DIRECTIONS:
Each line below must be set down exactly; omit any image you find.
● ● ● ●
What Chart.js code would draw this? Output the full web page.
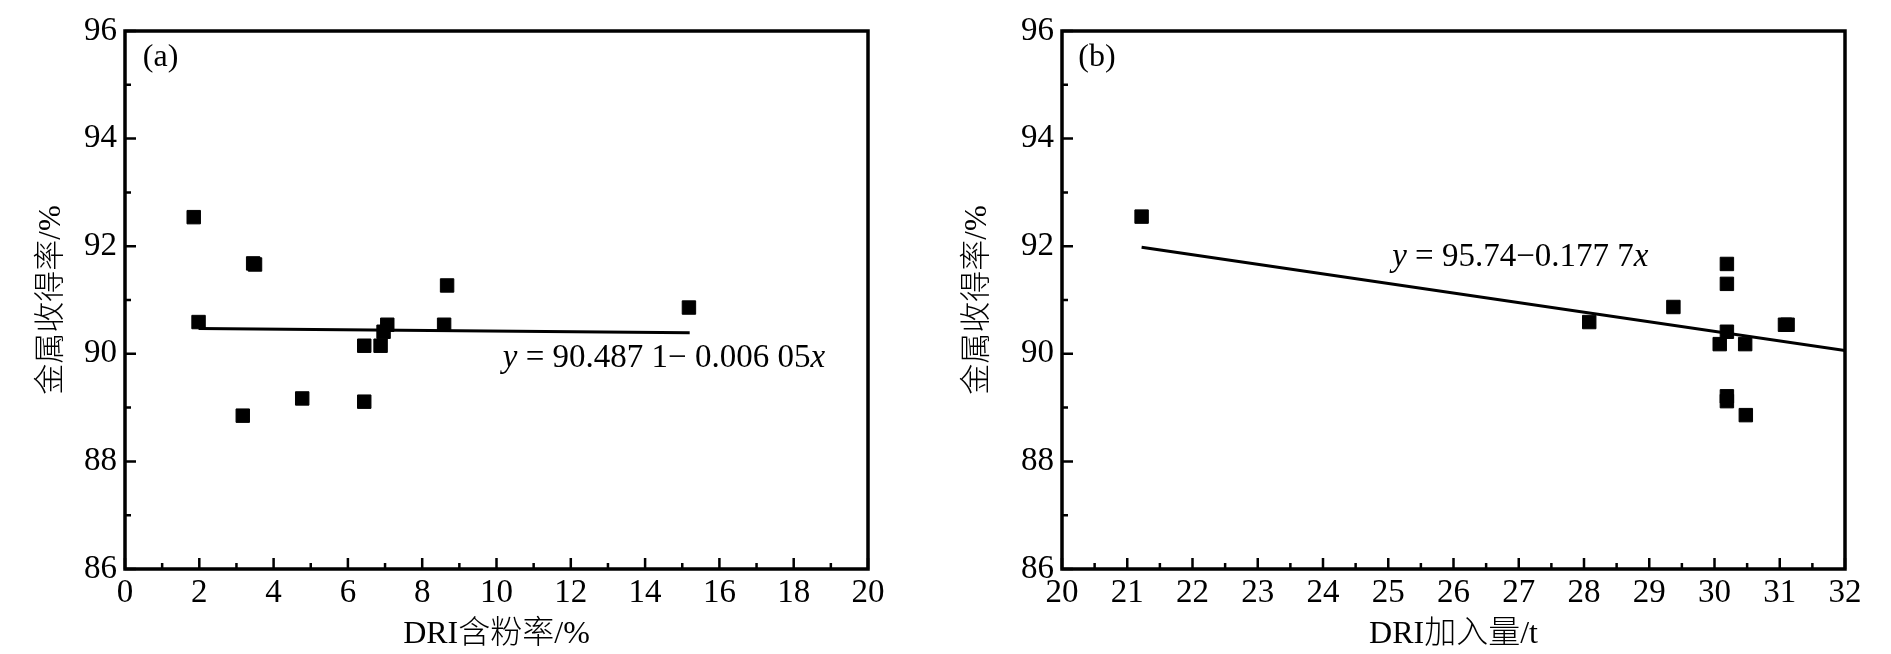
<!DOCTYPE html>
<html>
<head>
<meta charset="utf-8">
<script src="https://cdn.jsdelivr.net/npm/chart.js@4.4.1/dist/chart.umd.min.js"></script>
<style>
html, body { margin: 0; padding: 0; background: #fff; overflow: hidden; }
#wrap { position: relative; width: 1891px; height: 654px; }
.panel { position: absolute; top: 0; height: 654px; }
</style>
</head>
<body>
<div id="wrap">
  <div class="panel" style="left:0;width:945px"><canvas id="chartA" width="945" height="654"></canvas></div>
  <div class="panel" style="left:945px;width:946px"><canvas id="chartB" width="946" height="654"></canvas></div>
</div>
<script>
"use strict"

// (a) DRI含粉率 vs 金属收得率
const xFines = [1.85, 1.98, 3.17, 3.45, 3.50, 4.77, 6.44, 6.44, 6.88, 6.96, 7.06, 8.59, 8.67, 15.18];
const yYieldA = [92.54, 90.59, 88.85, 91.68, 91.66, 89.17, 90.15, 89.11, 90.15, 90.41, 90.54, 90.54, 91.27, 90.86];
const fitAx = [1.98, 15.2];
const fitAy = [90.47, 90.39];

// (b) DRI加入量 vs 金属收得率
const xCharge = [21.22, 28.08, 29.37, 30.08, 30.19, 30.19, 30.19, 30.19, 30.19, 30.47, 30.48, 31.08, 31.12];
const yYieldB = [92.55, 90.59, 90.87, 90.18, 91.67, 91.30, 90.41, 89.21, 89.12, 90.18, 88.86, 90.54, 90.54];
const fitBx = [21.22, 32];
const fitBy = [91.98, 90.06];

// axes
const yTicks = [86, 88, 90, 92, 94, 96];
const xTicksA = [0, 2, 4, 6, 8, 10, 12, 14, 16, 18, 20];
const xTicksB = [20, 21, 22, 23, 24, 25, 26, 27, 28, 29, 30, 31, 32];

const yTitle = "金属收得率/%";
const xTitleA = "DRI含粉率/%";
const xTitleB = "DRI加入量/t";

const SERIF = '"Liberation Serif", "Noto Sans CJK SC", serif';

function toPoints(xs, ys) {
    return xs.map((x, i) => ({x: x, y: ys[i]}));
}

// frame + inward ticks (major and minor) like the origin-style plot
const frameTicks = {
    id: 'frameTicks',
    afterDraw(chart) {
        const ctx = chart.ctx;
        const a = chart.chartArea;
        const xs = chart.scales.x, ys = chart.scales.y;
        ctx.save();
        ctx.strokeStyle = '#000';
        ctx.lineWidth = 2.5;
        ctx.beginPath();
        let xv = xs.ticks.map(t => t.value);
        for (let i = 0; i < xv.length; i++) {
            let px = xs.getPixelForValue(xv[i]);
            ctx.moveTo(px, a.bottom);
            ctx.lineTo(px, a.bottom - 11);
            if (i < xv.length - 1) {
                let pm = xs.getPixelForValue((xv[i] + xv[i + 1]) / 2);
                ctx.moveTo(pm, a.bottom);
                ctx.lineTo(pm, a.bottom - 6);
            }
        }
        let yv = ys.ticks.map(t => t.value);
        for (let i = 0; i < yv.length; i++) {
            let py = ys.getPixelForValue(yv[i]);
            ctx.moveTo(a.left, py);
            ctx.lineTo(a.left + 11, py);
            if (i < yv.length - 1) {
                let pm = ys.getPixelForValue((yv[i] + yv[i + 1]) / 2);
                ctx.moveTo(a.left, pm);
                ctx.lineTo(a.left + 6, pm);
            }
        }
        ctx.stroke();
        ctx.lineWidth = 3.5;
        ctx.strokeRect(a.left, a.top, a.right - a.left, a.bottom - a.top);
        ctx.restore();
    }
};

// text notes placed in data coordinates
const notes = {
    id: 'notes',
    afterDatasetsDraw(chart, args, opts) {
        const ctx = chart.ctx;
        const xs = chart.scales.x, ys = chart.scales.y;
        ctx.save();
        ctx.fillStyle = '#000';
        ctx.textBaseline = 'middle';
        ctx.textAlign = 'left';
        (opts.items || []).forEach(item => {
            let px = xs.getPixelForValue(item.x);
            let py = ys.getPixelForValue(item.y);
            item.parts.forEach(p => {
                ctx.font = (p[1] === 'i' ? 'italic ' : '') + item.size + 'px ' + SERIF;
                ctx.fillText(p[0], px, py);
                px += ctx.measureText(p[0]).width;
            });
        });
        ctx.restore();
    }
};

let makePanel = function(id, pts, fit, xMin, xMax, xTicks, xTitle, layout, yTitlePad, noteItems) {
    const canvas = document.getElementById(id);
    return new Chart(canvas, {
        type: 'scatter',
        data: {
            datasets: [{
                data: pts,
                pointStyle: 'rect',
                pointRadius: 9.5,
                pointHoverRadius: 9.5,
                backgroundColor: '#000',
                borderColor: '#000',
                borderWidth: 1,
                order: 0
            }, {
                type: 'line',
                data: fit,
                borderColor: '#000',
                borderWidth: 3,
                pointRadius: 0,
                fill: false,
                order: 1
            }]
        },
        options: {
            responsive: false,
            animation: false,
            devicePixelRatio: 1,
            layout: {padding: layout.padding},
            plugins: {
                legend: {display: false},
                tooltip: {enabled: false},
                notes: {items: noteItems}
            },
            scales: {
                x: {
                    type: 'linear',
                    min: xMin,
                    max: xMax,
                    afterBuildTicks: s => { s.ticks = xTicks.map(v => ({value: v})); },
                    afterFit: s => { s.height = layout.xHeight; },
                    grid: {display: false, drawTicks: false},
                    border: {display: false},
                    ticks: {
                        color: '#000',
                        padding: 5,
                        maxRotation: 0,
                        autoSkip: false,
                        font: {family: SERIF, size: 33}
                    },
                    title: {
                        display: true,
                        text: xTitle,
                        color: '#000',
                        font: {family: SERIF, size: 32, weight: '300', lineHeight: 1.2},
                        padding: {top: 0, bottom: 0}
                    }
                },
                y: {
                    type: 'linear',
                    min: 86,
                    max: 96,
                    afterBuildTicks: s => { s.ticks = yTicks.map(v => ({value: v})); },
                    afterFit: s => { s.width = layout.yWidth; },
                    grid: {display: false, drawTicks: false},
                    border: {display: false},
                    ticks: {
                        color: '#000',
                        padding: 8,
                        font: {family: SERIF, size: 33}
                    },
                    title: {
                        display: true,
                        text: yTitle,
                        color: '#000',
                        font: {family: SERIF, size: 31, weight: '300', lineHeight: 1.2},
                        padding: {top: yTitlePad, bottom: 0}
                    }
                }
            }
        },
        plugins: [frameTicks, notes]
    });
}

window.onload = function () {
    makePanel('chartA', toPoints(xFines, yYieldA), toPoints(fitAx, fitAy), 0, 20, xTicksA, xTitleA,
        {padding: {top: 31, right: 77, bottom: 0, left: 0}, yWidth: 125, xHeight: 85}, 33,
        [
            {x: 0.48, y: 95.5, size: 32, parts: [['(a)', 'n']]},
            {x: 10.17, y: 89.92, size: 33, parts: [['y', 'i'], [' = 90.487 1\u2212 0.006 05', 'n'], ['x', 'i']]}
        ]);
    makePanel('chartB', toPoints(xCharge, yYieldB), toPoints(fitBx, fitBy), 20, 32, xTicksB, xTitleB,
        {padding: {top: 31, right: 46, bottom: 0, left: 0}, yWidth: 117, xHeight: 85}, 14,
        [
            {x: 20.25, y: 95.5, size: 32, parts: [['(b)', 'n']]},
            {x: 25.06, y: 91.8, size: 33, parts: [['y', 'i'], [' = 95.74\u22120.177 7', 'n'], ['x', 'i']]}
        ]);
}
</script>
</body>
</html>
● ● ● ●
REPLY TO THE EXERCISE:
What Chart.js code would draw this? Output the full web page.
<!DOCTYPE html>
<html>
<head>
<meta charset="utf-8">
<script src="https://cdn.jsdelivr.net/npm/chart.js@4.4.1/dist/chart.umd.min.js"></script>
<style>
html, body { margin: 0; padding: 0; background: #fff; overflow: hidden; }
#wrap { position: relative; width: 1891px; height: 654px; }
.panel { position: absolute; top: 0; height: 654px; }
</style>
</head>
<body>
<div id="wrap">
  <div class="panel" style="left:0;width:945px"><canvas id="chartA" width="945" height="654"></canvas></div>
  <div class="panel" style="left:945px;width:946px"><canvas id="chartB" width="946" height="654"></canvas></div>
</div>
<script>
"use strict"

// (a) DRI含粉率 vs 金属收得率
const xFines = [1.85, 1.98, 3.17, 3.45, 3.50, 4.77, 6.44, 6.44, 6.88, 6.96, 7.06, 8.59, 8.67, 15.18];
const yYieldA = [92.54, 90.59, 88.85, 91.68, 91.66, 89.17, 90.15, 89.11, 90.15, 90.41, 90.54, 90.54, 91.27, 90.86];
const fitAx = [1.98, 15.2];
const fitAy = [90.47, 90.39];

// (b) DRI加入量 vs 金属收得率
const xCharge = [21.22, 28.08, 29.37, 30.08, 30.19, 30.19, 30.19, 30.19, 30.19, 30.47, 30.48, 31.08, 31.12];
const yYieldB = [92.55, 90.59, 90.87, 90.18, 91.67, 91.30, 90.41, 89.21, 89.12, 90.18, 88.86, 90.54, 90.54];
const fitBx = [21.22, 32];
const fitBy = [91.98, 90.06];

// axes
const yTicks = [86, 88, 90, 92, 94, 96];
const xTicksA = [0, 2, 4, 6, 8, 10, 12, 14, 16, 18, 20];
const xTicksB = [20, 21, 22, 23, 24, 25, 26, 27, 28, 29, 30, 31, 32];

const yTitle = "金属收得率/%";
const xTitleA = "DRI含粉率/%";
const xTitleB = "DRI加入量/t";

const SERIF = '"Liberation Serif", "Noto Sans CJK SC", serif';

function toPoints(xs, ys) {
    return xs.map((x, i) => ({x: x, y: ys[i]}));
}

// frame + inward ticks (major and minor) like the origin-style plot
const frameTicks = {
    id: 'frameTicks',
    afterDraw(chart) {
        const ctx = chart.ctx;
        const a = chart.chartArea;
        const xs = chart.scales.x, ys = chart.scales.y;
        ctx.save();
        ctx.strokeStyle = '#000';
        ctx.lineWidth = 2.5;
        ctx.beginPath();
        let xv = xs.ticks.map(t => t.value);
        for (let i = 0; i < xv.length; i++) {
            let px = xs.getPixelForValue(xv[i]);
            ctx.moveTo(px, a.bottom);
            ctx.lineTo(px, a.bottom - 11);
            if (i < xv.length - 1) {
                let pm = xs.getPixelForValue((xv[i] + xv[i + 1]) / 2);
                ctx.moveTo(pm, a.bottom);
                ctx.lineTo(pm, a.bottom - 6);
            }
        }
        let yv = ys.ticks.map(t => t.value);
        for (let i = 0; i < yv.length; i++) {
            let py = ys.getPixelForValue(yv[i]);
            ctx.moveTo(a.left, py);
            ctx.lineTo(a.left + 11, py);
            if (i < yv.length - 1) {
                let pm = ys.getPixelForValue((yv[i] + yv[i + 1]) / 2);
                ctx.moveTo(a.left, pm);
                ctx.lineTo(a.left + 6, pm);
            }
        }
        ctx.stroke();
        ctx.lineWidth = 3.5;
        ctx.strokeRect(a.left, a.top, a.right - a.left, a.bottom - a.top);
        ctx.restore();
    }
};

// text notes placed in data coordinates
const notes = {
    id: 'notes',
    afterDatasetsDraw(chart, args, opts) {
        const ctx = chart.ctx;
        const xs = chart.scales.x, ys = chart.scales.y;
        ctx.save();
        ctx.fillStyle = '#000';
        ctx.textBaseline = 'middle';
        ctx.textAlign = 'left';
        (opts.items || []).forEach(item => {
            let px = xs.getPixelForValue(item.x);
            let py = ys.getPixelForValue(item.y);
            item.parts.forEach(p => {
                ctx.font = (p[1] === 'i' ? 'italic ' : '') + item.size + 'px ' + SERIF;
                ctx.fillText(p[0], px, py);
                px += ctx.measureText(p[0]).width;
            });
        });
        ctx.restore();
    }
};

let makePanel = function(id, pts, fit, xMin, xMax, xTicks, xTitle, layout, yTitlePad, noteItems) {
    const canvas = document.getElementById(id);
    return new Chart(canvas, {
        type: 'scatter',
        data: {
            datasets: [{
                data: pts,
                pointStyle: 'rect',
                pointRadius: 9.5,
                pointHoverRadius: 9.5,
                backgroundColor: '#000',
                borderColor: '#000',
                borderWidth: 1,
                order: 0
            }, {
                type: 'line',
                data: fit,
                borderColor: '#000',
                borderWidth: 3,
                pointRadius: 0,
                fill: false,
                order: 1
            }]
        },
        options: {
            responsive: false,
            animation: false,
            devicePixelRatio: 1,
            layout: {padding: layout.padding},
            plugins: {
                legend: {display: false},
                tooltip: {enabled: false},
                notes: {items: noteItems}
            },
            scales: {
                x: {
                    type: 'linear',
                    min: xMin,
                    max: xMax,
                    afterBuildTicks: s => { s.ticks = xTicks.map(v => ({value: v})); },
                    afterFit: s => { s.height = layout.xHeight; },
                    grid: {display: false, drawTicks: false},
                    border: {display: false},
                    ticks: {
                        color: '#000',
                        padding: 5,
                        maxRotation: 0,
                        autoSkip: false,
                        font: {family: SERIF, size: 33}
                    },
                    title: {
                        display: true,
                        text: xTitle,
                        color: '#000',
                        font: {family: SERIF, size: 32, weight: '300', lineHeight: 1.2},
                        padding: {top: 0, bottom: 0}
                    }
                },
                y: {
                    type: 'linear',
                    min: 86,
                    max: 96,
                    afterBuildTicks: s => { s.ticks = yTicks.map(v => ({value: v})); },
                    afterFit: s => { s.width = layout.yWidth; },
                    grid: {display: false, drawTicks: false},
                    border: {display: false},
                    ticks: {
                        color: '#000',
                        padding: 8,
                        font: {family: SERIF, size: 33}
                    },
                    title: {
                        display: true,
                        text: yTitle,
                        color: '#000',
                        font: {family: SERIF, size: 31, weight: '300', lineHeight: 1.2},
                        padding: {top: yTitlePad, bottom: 0}
                    }
                }
            }
        },
        plugins: [frameTicks, notes]
    });
}

window.onload = function () {
    makePanel('chartA', toPoints(xFines, yYieldA), toPoints(fitAx, fitAy), 0, 20, xTicksA, xTitleA,
        {padding: {top: 31, right: 77, bottom: 0, left: 0}, yWidth: 125, xHeight: 85}, 33,
        [
            {x: 0.48, y: 95.5, size: 32, parts: [['(a)', 'n']]},
            {x: 10.17, y: 89.92, size: 33, parts: [['y', 'i'], [' = 90.487 1\u2212 0.006 05', 'n'], ['x', 'i']]}
        ]);
    makePanel('chartB', toPoints(xCharge, yYieldB), toPoints(fitBx, fitBy), 20, 32, xTicksB, xTitleB,
        {padding: {top: 31, right: 46, bottom: 0, left: 0}, yWidth: 117, xHeight: 85}, 14,
        [
            {x: 20.25, y: 95.5, size: 32, parts: [['(b)', 'n']]},
            {x: 25.06, y: 91.8, size: 33, parts: [['y', 'i'], [' = 95.74\u22120.177 7', 'n'], ['x', 'i']]}
        ]);
}
</script>
</body>
</html>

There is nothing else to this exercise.